I thought you gave that all the places in Africa and Brazil are extremely poor. First, Brazil is one of the most successful developing countries in the world (BRIC - Brazil, Russia, India and China). Furthermore, we are the third largest country of the Church in number of members and the second (behind USA) in number of units. Much of the spending within the budget of the Church in Brazil comes from donations from Brazilian members (more than one million currently).

I think your explanation is biased because, although there are still poor places in Brazil, all the wards and branches of the Church are filled with enough resources and technologies needed for their correct execution and work. If things happen in the Church in Africa, this does not happen in Brazil, where, for example, 100% of units already have computers for access to MLS and 100% of FHCs are connected to the Internet via broadband.

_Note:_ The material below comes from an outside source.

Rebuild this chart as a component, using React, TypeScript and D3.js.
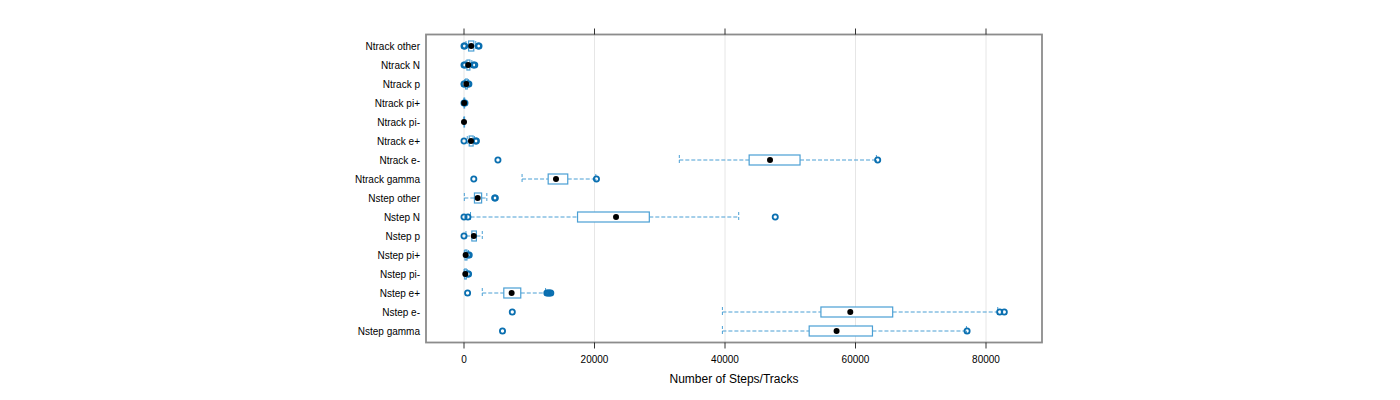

If Brazilian ICS Office isn't so diverse like in USA or Argentina, this problem is the number of resources available in area level (employees, etc.). Of course, Argentina have, for exemple, better ICS programs because the number of employees is ideal to the number of Church members in the country. We passed a million members, Argentina don't have it.

It isn't apology to proprietary products. But I thing if the Church have a good contract with a company, why don't enjoy this contract? We don't know all the things the Church is doing in technology area (even this site helps us to get an idea about it). Remember too that, in some areas (like Brazil) Linux isn't a reality in the life of computer users. We don't have some distributions of Linux in Portuguese, and we can't find courses of computer skils in Linux in all the places of the country (Microsoft Windows courses countinues to be a majority). This can be a reason to Church's use of proprietary software, for exemple.